Team Cinnamon displayed a formal verification software called Coq during class. Coq is an assistive tool for the verification of code. The software implements a variety of mathematical and computational strategies to work, in combination with the user, to formally verify code, functions, and theorems. In class we ran through a couple of sample proofs to display the functionality and potential of Coq as a verification software and to give an example of how a formal verification software works.

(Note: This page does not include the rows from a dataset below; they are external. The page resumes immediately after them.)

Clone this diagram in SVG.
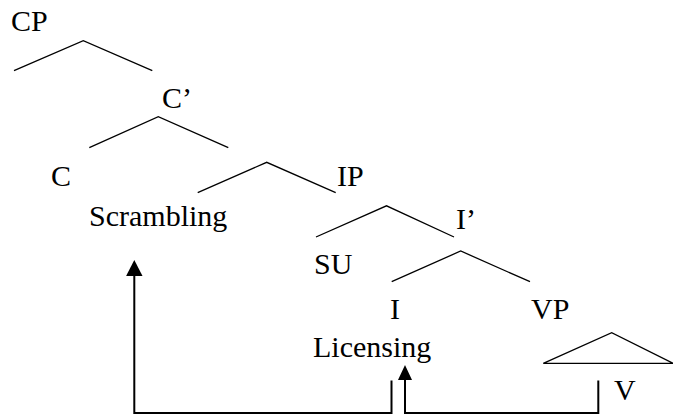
<svg xmlns="http://www.w3.org/2000/svg" width="673" height="418" viewBox="0 0 673 418">
<style>
text{font-family:'Liberation Serif','Times New Roman',serif;font-size:30px;fill:#000}
.br{fill:none;stroke:#000;stroke-width:1.3}
.cn{fill:none;stroke:#000;stroke-width:2}
.ah{fill:#000}
</style>
<rect width="673" height="418" fill="#fff"/>
<g id="CP"><text x="11" y="31">CP</text></g>
<g id="Cbar"><text x="162" y="108">C’</text></g>
<g id="C"><text x="51" y="186">C</text></g>
<g id="IP"><text x="337" y="186">IP</text></g>
<g id="Scrambling"><text x="89" y="226">Scrambling</text></g>
<g id="Ibar"><text x="456" y="229">I’</text></g>
<g id="SU"><text x="314" y="274">SU</text></g>
<g id="I"><text x="390" y="319">I</text></g>
<g id="VP"><text x="531" y="319">VP</text></g>
<g id="Licensing"><text x="313" y="357">Licensing</text></g>
<g id="V"><text x="614" y="400">V</text></g>
<g id="branches">
<polyline class="br" points="14,70.7 83.3,40.7 152.3,70.7"/>
<polyline class="br" points="89.3,147.7 158.3,116.7 228.3,147.7"/>
<polyline class="br" points="197.7,192.7 266.7,162.3 335.7,192.7"/>
<polyline class="br" points="316,237 386.5,205.8 454,237"/>
<polyline class="br" points="391.7,281.7 460.7,251 530,281.7"/>
<polygon class="br" points="543.3,363.3 611.7,332.7 673.3,363.3"/>
</g>
<g id="connectors">
<polyline class="cn" points="134.3,276 134.3,413 391.5,413 391.5,380.5"/>
<path class="ah" d="M134.3,260 L142.5,276 L126.1,276 Z"/>
<polyline class="cn" points="405,379 405,413 598.3,413 598.3,380.5"/>
<path class="ah" d="M405,365 L412,380 L398,380 Z"/>
</g>
</svg>
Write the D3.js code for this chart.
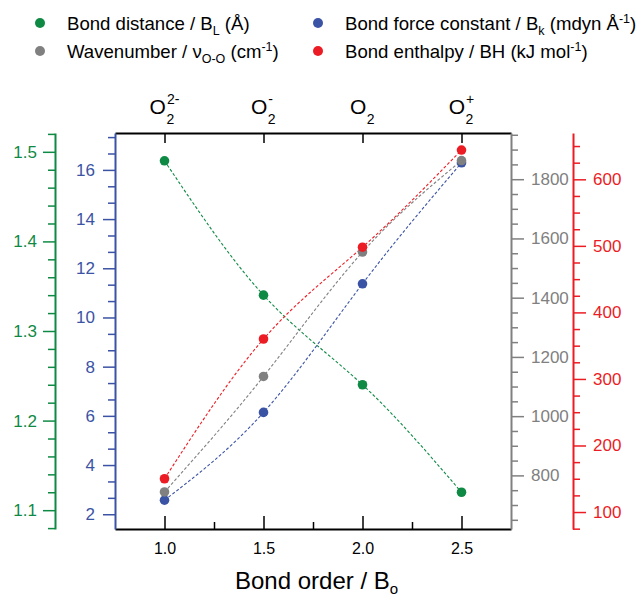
<!DOCTYPE html>
<html>
<head>
<meta charset="utf-8">
<script src="https://cdn.jsdelivr.net/npm/d3@7"></script>
<style>
  html, body { margin: 0; padding: 0; background: #fff; }
  svg { display: block; font-family: "Liberation Sans", Arial, sans-serif; }
</style>
</head>
<body>
<svg id="chart" width="640" height="599"></svg>
<script>
// ---- data ----
const bondOrder = [1.0, 1.5, 2.0, 2.5];
const speciesBase = ["O", "O", "O", "O"];
const speciesSub = ["2", "2", "2", "2"];
const speciesSup = ["2-", "-", "", "+"];
const bondDistance = [1.49, 1.34, 1.24, 1.12];      // Å
const forceConstant = [2.57, 6.14, 11.37, 16.29];   // mdyn/Å
const wavenumber = [744, 1134, 1554, 1863];         // cm-1
const bondEnthalpy = [150, 360, 498, 644];          // kJ/mol

const xTicks = [1.0, 1.5, 2.0, 2.5];
const xMinor = [1.25, 1.75, 2.25];
const greenTicks = [1.1, 1.2, 1.3, 1.4, 1.5];
const blueTicks = [2, 4, 6, 8, 10, 12, 14, 16];
const greyTicks = [800, 1000, 1200, 1400, 1600, 1800];
const redTicks = [100, 200, 300, 400, 500, 600];

const C = { green: "#0f8a45", blue: "#3b53a4", grey: "#808080", red: "#ec1c24", black: "#000" };

const svg = d3.select("#chart");
const L = 115, R = 511, T = 133, B = 529;

const x = d3.scaleLinear().domain([0.75, 2.75]).range([L, R]);
const yGreen = d3.scaleLinear().domain([1.079, 1.521]).range([B, T]);
const yBlue = d3.scaleLinear().domain([1.4, 17.5]).range([B, T]);
const yGrey = d3.scaleLinear().domain([619, 1956]).range([B, T]);
const yRed = d3.scaleLinear().domain([74.5, 669.6]).range([B, T]);

function range(a, b, step) { const out = []; for (let v = a; v <= b + 1e-9; v += step) out.push(+v.toFixed(6)); return out; }

function styleAxis(g, color, fs) {
  g.select(".domain").attr("stroke", color).attr("stroke-width", 2);
  g.selectAll(".tick line").attr("stroke", color).attr("stroke-width", 1.5);
  g.selectAll(".tick text").attr("fill", color).style("font-size", fs + "px").style("font-family", '"Liberation Sans", Arial, sans-serif');
}

// ---- bottom axis ----
const gB = svg.append("g").attr("transform", `translate(0,${B})`)
  .call(d3.axisBottom(x).tickValues(xTicks).tickFormat(d3.format(".1f")).tickSize(-13).tickSizeOuter(0).tickPadding(14));
styleAxis(gB, C.black, 16);
svg.append("g").attr("transform", `translate(0,${B})`)
  .call(d3.axisBottom(x).tickValues(xMinor).tickFormat("").tickSize(-7).tickSizeOuter(0))
  .call(g => { g.select(".domain").remove(); g.selectAll(".tick line").attr("stroke", C.black).attr("stroke-width", 1.5); });

// ---- top axis ----
const gT = svg.append("g").attr("transform", `translate(0,${T})`)
  .call(d3.axisTop(x).tickValues(xTicks).tickFormat("").tickSize(-10).tickSizeOuter(0));
styleAxis(gT, C.black, 16);

// ---- blue axis (left inner) ----
const gBl = svg.append("g").attr("transform", `translate(${L},0)`)
  .call(d3.axisLeft(yBlue).tickValues(blueTicks).tickFormat(d3.format("d")).tickSize(12).tickSizeOuter(0).tickPadding(8));
styleAxis(gBl, C.blue, 17);
svg.append("g").attr("transform", `translate(${L},0)`)
  .call(d3.axisLeft(yBlue).tickValues(range(2, 17.5, 2 / 3).filter(v => Math.abs(v - Math.round(v / 2) * 2) > 0.01)).tickFormat("").tickSize(7).tickSizeOuter(0))
  .call(g => { g.select(".domain").remove(); g.selectAll(".tick line").attr("stroke", C.blue).attr("stroke-width", 1.5); });

// ---- green axis (left outer) ----
const GX = 55;
const gG = svg.append("g").attr("transform", `translate(${GX},0)`)
  .call(d3.axisLeft(yGreen).tickValues(greenTicks).tickFormat(d3.format(".1f")).tickSize(12).tickSizeOuter(0).tickPadding(6));
styleAxis(gG, C.green, 17);
svg.append("g").attr("transform", `translate(${GX},0)`)
  .call(d3.axisLeft(yGreen).tickValues(range(1.08, 1.52, 0.02).filter(v => Math.abs(v * 10 - Math.round(v * 10)) > 0.01)).tickFormat("").tickSize(7).tickSizeOuter(0))
  .call(g => { g.select(".domain").remove(); g.selectAll(".tick line").attr("stroke", C.green).attr("stroke-width", 1.5); });

// ---- grey axis (right inner) ----
const gGr = svg.append("g").attr("transform", `translate(${R},0)`)
  .call(d3.axisRight(yGrey).tickValues(greyTicks).tickFormat(d3.format("d")).tickSize(13).tickSizeOuter(0).tickPadding(7));
styleAxis(gGr, C.grey, 17);
svg.append("g").attr("transform", `translate(${R},0)`)
  .call(d3.axisRight(yGrey).tickValues(range(650, 1950, 50).filter(v => v % 200 !== 0)).tickFormat("").tickSize(7).tickSizeOuter(0))
  .call(g => { g.select(".domain").remove(); g.selectAll(".tick line").attr("stroke", C.grey).attr("stroke-width", 1.5); });

// ---- red axis (right outer) ----
const RX = 573;
const gR = svg.append("g").attr("transform", `translate(${RX},0)`)
  .call(d3.axisRight(yRed).tickValues(redTicks).tickFormat(d3.format("d")).tickSize(13).tickSizeOuter(0).tickPadding(7));
styleAxis(gR, C.red, 17);
svg.append("g").attr("transform", `translate(${RX},0)`)
  .call(d3.axisRight(yRed).tickValues(range(75, 650, 25).filter(v => v % 100 !== 0)).tickFormat("").tickSize(7).tickSizeOuter(0))
  .call(g => { g.select(".domain").remove(); g.selectAll(".tick line").attr("stroke", C.red).attr("stroke-width", 1.5); });

// ---- species labels on top ----
bondOrder.forEach((bo, i) => {
  const g = svg.append("g");
  const base = g.append("text").attr("y", 114).style("font-size", "21px").text(speciesBase[i]);
  const wO = base.node().getComputedTextLength();
  const sub = g.append("text").attr("x", wO + 0.5).attr("y", 124).style("font-size", "14px").text(speciesSub[i]);
  const sup = g.append("text").attr("x", wO + 1).attr("y", 104).style("font-size", "14px").text(speciesSup[i]);
  const w = wO + 1 + Math.max(sub.node().getComputedTextLength(), speciesSup[i] ? sup.node().getComputedTextLength() : 0);
  g.attr("transform", `translate(${x(bo) - w / 2},0)`);
});

// ---- series ----
const series = [
  { vals: bondDistance, y: yGreen, color: C.green },
  { vals: forceConstant, y: yBlue, color: C.blue },
  { vals: wavenumber, y: yGrey, color: C.grey },
  { vals: bondEnthalpy, y: yRed, color: C.red }
];
series.forEach(s => {
  const line = d3.line().x((d, i) => x(bondOrder[i])).y(d => s.y(d)).curve(d3.curveNatural);
  svg.append("path").attr("d", line(s.vals)).attr("fill", "none")
    .attr("stroke", s.color).attr("stroke-width", 1.1).attr("stroke-dasharray", "3,2");
});
series.forEach(s => {
  svg.append("g").selectAll("circle").data(s.vals).join("circle")
    .attr("cx", (d, i) => x(bondOrder[i])).attr("cy", d => s.y(d)).attr("r", 4.8)
    .attr("fill", s.color);
});

// ---- x axis title ----
const title = svg.append("text").attr("x", 235).attr("y", 589).style("font-size", "24px");
title.append("tspan").text("Bond order / B");
title.append("tspan").attr("dy", 5).style("font-size", "15px").text("o");

// ---- legend ----
const legend = [
  { x: 40, y: 23, color: C.green, parts: [["Bond distance / B", 0], ["L", 1], [" (Å)", 0]] },
  { x: 40, y: 51, color: C.grey, parts: [["Wavenumber / ν", 0], ["O-O", 1], [" (cm", 0], ["-1", 2], [")", 0]] },
  { x: 318, y: 23, color: C.blue, parts: [["Bond force constant / B", 0], ["k", 1], [" (mdyn Å", 0], ["-1", 2], [")", 0]] },
  { x: 318, y: 51, color: C.red, parts: [["Bond enthalpy / BH (kJ mol", 0], ["-1", 2], [")", 0]] }
];
legend.forEach(it => {
  svg.append("circle").attr("cx", it.x).attr("cy", it.y).attr("r", 5).attr("fill", it.color);
  const t = svg.append("text").attr("x", it.x + 27).attr("y", it.y + 7).style("font-size", "18.6px");
  let shift = 0;
  it.parts.forEach(([s, k]) => {
    const target = k === 1 ? 5 : k === 2 ? -7 : 0;
    const ts = t.append("tspan").attr("dy", target - shift).text(s);
    if (k) ts.style("font-size", "12.5px");
    shift = target;
  });
});
</script>
</body>
</html>
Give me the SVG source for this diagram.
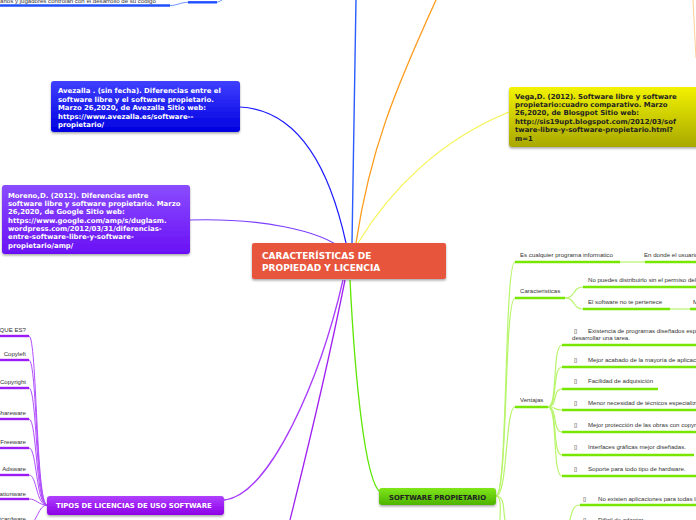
<svg xmlns="http://www.w3.org/2000/svg" width="696" height="520" viewBox="0 0 696 520">
<style>
.nt{font-family:"DejaVu Sans",Verdana,sans-serif;font-weight:bold;font-size:6.9px;fill:#fff}
.nd{font-family:"DejaVu Sans",Verdana,sans-serif;font-weight:bold;font-size:6.9px;fill:#222}
.s{font-family:"Liberation Sans",Arial,sans-serif;font-size:6.1px;fill:#333}
.b{font-family:"DejaVu Sans",sans-serif;font-size:6px;fill:#222}
.ul{fill:none;stroke:#77e600;stroke-width:2.6}
.gl{fill:none;stroke:#b8f56c;stroke-width:1.2}
.pl{fill:none;stroke:#b04dff;stroke-width:1}
.pu{fill:none;stroke:#9b1cf5;stroke-width:2.4}
</style>
<defs>
<filter id="sh" x="-10%" y="-20%" width="120%" height="150%"><feDropShadow dx="0" dy="1.5" stdDeviation="1.2" flood-color="#000" flood-opacity="0.35"/></filter>
<linearGradient id="gb" x1="0" y1="0" x2="0" y2="1"><stop offset="0" stop-color="#4040ff"/><stop offset="1" stop-color="#0000e0"/></linearGradient>
<linearGradient id="gp" x1="0" y1="0" x2="0" y2="1"><stop offset="0" stop-color="#8a4dff"/><stop offset="1" stop-color="#6a10f5"/></linearGradient>
<linearGradient id="gy" x1="0" y1="0" x2="0" y2="1"><stop offset="0" stop-color="#f2f200"/><stop offset="1" stop-color="#a8a800"/></linearGradient>
<linearGradient id="gm" x1="0" y1="0" x2="0" y2="1"><stop offset="0" stop-color="#b040ff"/><stop offset="1" stop-color="#8c00e6"/></linearGradient>
<linearGradient id="gg" x1="0" y1="0" x2="0" y2="1"><stop offset="0" stop-color="#80e61a"/><stop offset="1" stop-color="#4db300"/></linearGradient>
</defs>

<g id="connectors">
<path d="M352,243 C353,160 354,80 356,0" fill="none" stroke="#2a5cff" stroke-width="1.4"/>
<path d="M356,243 C370,150 395,90 436,0" fill="none" stroke="#ff9a1a" stroke-width="1.3"/>
<path d="M693,0 C694,20 695,40 696,58" fill="none" stroke="#ffc27a" stroke-width="0.8"/>
<path d="M240,107 C300,110 330,170 346,243" fill="none" stroke="#1a1aff" stroke-width="1.2"/>
<path d="M190,220 C260,218 320,230 344,250" fill="none" stroke="#7b3dff" stroke-width="1.2"/>
<path d="M509,112 C440,140 390,190 358,243" fill="none" stroke="#f5f550" stroke-width="1.2"/>
<path d="M0,5.5 L170,5.5" fill="none" stroke="#1f4fff" stroke-width="2.4"/>
<path d="M170,5.5 C178,5.5 180,2.3 188,2.3" fill="none" stroke="#4a78ff" stroke-width="0.8"/>
<path d="M188,2.3 L217,2.3" fill="none" stroke="#1f4fff" stroke-width="2.4"/>
<path d="M217,2.3 C219,2 220,1 222,0" fill="none" stroke="#4a78ff" stroke-width="0.8"/>
<path d="M343,280 C320,380 270,495 224,500" fill="none" stroke="#a83cff" stroke-width="1.3"/>
<path d="M345,280 C325,380 305,460 290,520" fill="none" stroke="#a020f0" stroke-width="1.3"/>
<path d="M350,280 C355,380 365,480 380,492" fill="none" stroke="#5ce600" stroke-width="1.3"/>
<path class="pu" d="M0,336 L29,336"/>
<path class="pu" d="M0,360 L29,360"/>
<path class="pu" d="M0,388 L29,388"/>
<path class="pu" d="M0,419 L29,419"/>
<path class="pu" d="M0,448 L29,448"/>
<path class="pu" d="M0,475 L29,475"/>
<path class="pu" d="M0,499 L29,499"/>
<path class="pu" d="M0,524 L29,524"/>
<path class="pl" d="M29,336 C37,336 36,505 47,505"/>
<path class="pl" d="M29,360 C37,360 36,505 47,505"/>
<path class="pl" d="M29,388 C37,388 36,505 47,505"/>
<path class="pl" d="M29,419 C37,419 36,505 47,505"/>
<path class="pl" d="M29,448 C37,448 36,505 47,505"/>
<path class="pl" d="M29,475 C37,475 36,505 47,505"/>
<path class="pl" d="M29,499 C37,499 38,505 47,505"/>
<path class="pl" d="M29,524 C37,524 38,505 47,505"/>
<path class="gl" d="M496,496 C508,496 504,262 515,262"/>
<path class="gl" d="M496,496 C508,496 504,298 515,298"/>
<path class="gl" d="M496,496 C508,496 505,407 515,407"/>
<path class="gl" d="M496,496 C505,496 503,510 505,520"/>
<path class="gl" d="M496,496 C502,496 500,512 500,520"/>
<path class="ul" d="M515,262 L620,262"/>
<path class="gl" d="M620,262 L645,262"/>
<path class="ul" d="M645,262 L696,262"/>
<path class="ul" d="M515,298 L565,298"/>
<path class="gl" d="M565,298 C576,298 572,287 583,287"/>
<path class="gl" d="M565,298 C576,298 572,309 583,309"/>
<path class="ul" d="M583,287 L696,287"/>
<path class="ul" d="M583,309 L670,309"/>
<path class="gl" d="M670,309 L690,309"/>
<path class="ul" d="M690,309 L696,309"/>
<path class="ul" d="M515,407 L548,407"/>
<path class="gl" d="M548,407 C558,407 552,345 562,345"/>
<path class="gl" d="M548,407 C558,407 552,367 562,367"/>
<path class="gl" d="M548,407 C558,407 552,389 562,389"/>
<path class="gl" d="M548,407 C558,407 552,410 562,410"/>
<path class="gl" d="M548,407 C558,407 552,432 562,432"/>
<path class="gl" d="M548,407 C558,407 552,455 562,455"/>
<path class="gl" d="M548,407 C558,407 552,476 562,476"/>
<path class="ul" d="M562,345 L696,345"/>
<path class="ul" d="M562,367 L696,367"/>
<path class="ul" d="M562,389 L658,389"/>
<path class="ul" d="M562,410 L696,410"/>
<path class="ul" d="M562,432 L696,432"/>
<path class="ul" d="M562,455 L694,455"/>
<path class="ul" d="M562,476 L696,476"/>
<path class="gl" d="M570,520 C572,510 574,505 580,505"/>
<path class="ul" d="M580,505 L696,505"/>
</g>

<g id="fragment-top">
<text class="s" x="0" y="2.5" fill="#555">anos y jugadores controlan con el desarrollo de su código</text>
</g>

<g id="center">
<rect x="252" y="243" width="194" height="36" rx="2" fill="#e8553d" filter="url(#sh)"/>
<text x="262" y="258.5" font-family="DejaVu Sans,Verdana,sans-serif" font-weight="bold" font-size="9" fill="#fff">CARACTERÍSTICAS DE</text>
<text x="262" y="270.5" font-family="DejaVu Sans,Verdana,sans-serif" font-weight="bold" font-size="9" fill="#fff">PROPIEDAD Y LICENCIA</text>
</g>

<g id="avezalla">
<rect x="51" y="81" width="189" height="51" rx="3" fill="url(#gb)" filter="url(#sh)"/>
<text class="nt" x="58" y="93">Avezalla . (sin fecha). Diferencias entre el</text>
<text class="nt" x="58" y="101.5">software libre y el software propietario.</text>
<text class="nt" x="58" y="110">Marzo 26,2020, de Avezalla Sitio web:</text>
<text class="nt" x="58" y="118.5">https://www.avezalla.es/software--</text>
<text class="nt" x="58" y="127">propietario/</text>
</g>

<g id="moreno">
<rect x="2" y="185" width="188" height="69" rx="3" fill="url(#gp)" filter="url(#sh)"/>
<text class="nt" x="8" y="197.5">Moreno,D. (2012). Diferencias entre</text>
<text class="nt" x="8" y="206">software libre y software propietario. Marzo</text>
<text class="nt" x="8" y="214">26,2020, de Google Sitio web:</text>
<text class="nt" x="8" y="222.5">https://www.google.com/amp/s/duglasm.</text>
<text class="nt" x="8" y="231">wordpress.com/2012/03/31/diferencias-</text>
<text class="nt" x="8" y="239">entre-software-libre-y-software-</text>
<text class="nt" x="8" y="247.5">propietario/amp/</text>
</g>

<g id="vega">
<rect x="509" y="87" width="190" height="60" rx="3" fill="url(#gy)" filter="url(#sh)"/>
<text class="nd" x="515" y="98.5">Vega,D. (2012). Software libre y software</text>
<text class="nd" x="515" y="106.5">propietario:cuadro comparativo. Marzo</text>
<text class="nd" x="515" y="115">26,2020, de Blosgpot Sitio web:</text>
<text class="nd" x="515" y="123.5">http://sis19upt.blogspot.com/2012/03/sof</text>
<text class="nd" x="515" y="132">tware-libre-y-software-propietario.html?</text>
<text class="nd" x="515" y="140.5">m=1</text>
</g>

<g id="tipos">
<rect x="47" y="496" width="177" height="19" rx="3" fill="url(#gm)" filter="url(#sh)"/>
<text class="nt" x="56" y="508" font-size="6.4">TIPOS DE LICENCIAS DE USO SOFTWARE</text>
</g>

<g id="tipos-items">
<text class="s" x="26" y="331.5" text-anchor="end">QUE ES?</text>
<text class="s" x="26" y="356" text-anchor="end">Copyleft</text>
<text class="s" x="26" y="384" text-anchor="end">Copyright</text>
<text class="s" x="26" y="415" text-anchor="end">Shareware</text>
<text class="s" x="26" y="443.5" text-anchor="end">Freeware</text>
<text class="s" x="26" y="471" text-anchor="end">Adsware</text>
<text class="s" x="26" y="496" text-anchor="end">Donationware</text>
<text class="s" x="26" y="521" text-anchor="end">Postcardware</text>
</g>

<g id="software-propietario">
<rect x="379" y="488" width="117" height="17" rx="3" fill="url(#gg)" filter="url(#sh)"/>
<text class="nd" x="437.5" y="499.5" text-anchor="middle" font-size="6.9" fill="#111">SOFTWARE PROPIETARIO</text>
</g>

<g id="sp-items">
<text class="s" x="520" y="257">Es cualquier programa informatico</text>
<text class="s" x="644" y="257">En donde el usuario tiene limitaciones</text>
<text class="s" x="520" y="293">Caracteristicas</text>
<text class="s" x="588" y="282">No puedes distribuirlo sin el permiso del propietario</text>
<text class="s" x="588" y="304">El software no te pertenece</text>
<text class="s" x="693" y="304">M</text>
<text class="s" x="520" y="402">Ventajas</text>
<text class="b" x="574" y="333">▯</text>
<text class="s" x="588" y="333">Existencia de programas diseñados específicamente para</text>
<text class="s" x="572" y="340">desarrollar una tarea.</text>
<text class="b" x="574" y="362">▯</text>
<text class="s" x="588" y="362">Mejor acabado de la mayoría de aplicaciones.</text>
<text class="b" x="574" y="383">▯</text>
<text class="s" x="588" y="383">Facilidad de adquisición</text>
<text class="b" x="574" y="405">▯</text>
<text class="s" x="588" y="405">Menor necesidad de técnicos especializados.</text>
<text class="b" x="574" y="427">▯</text>
<text class="s" x="588" y="427">Mejor protección de las obras con copyright.</text>
<text class="b" x="574" y="449">▯</text>
<text class="s" x="588" y="449">Interfaces gráficas mejor diseñadas.</text>
<text class="b" x="574" y="471">▯</text>
<text class="s" x="588" y="471">Soporte para todo tipo de hardware.</text>
<text class="b" x="583" y="501">▯</text>
<text class="s" x="598" y="501">No existen aplicaciones para todas las plataformas.</text>
<text class="b" x="583" y="522">▯</text>
<text class="s" x="598" y="522">Dificil de adaptar</text>
</g>
</svg>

A download for Coq is available at https://coq.inria.fr/ which offers different versions for different architectures. We used the CoqIDE which allows for editing Coq files with helpful syntax highlighting and is useful when trying to first learn Coq. For a good introduction to Coq, as well as number of exercises for what to do, a group at UPenn has a great lab focused on Coq.

Sample Coq Code
Source: The Coq Proof Assistant

Coq is extremely powerful software to help formally verify computer programs, but it can be difficult to learn, requiring a change in mentality for most programmers. For any problems or difficulties found when using Coq, there is plenty of documentation available within Coq’s Reference Manual.

Conclusion

Implementing cryptographic protocols correctly remains a huge challenge. There are tools available now that can prove interesting properties about software, including even the absence of certain types of side channels. It is important to remember, though, that anything we prove about a program is a proof about a property based on a model of the execution environment, and assumptions about adversary capabilities. As verification and testing tools get more sophisticated, those models can come increasingly close to the actual environment and capabilities of real adversaries, but today, there remains a large gap.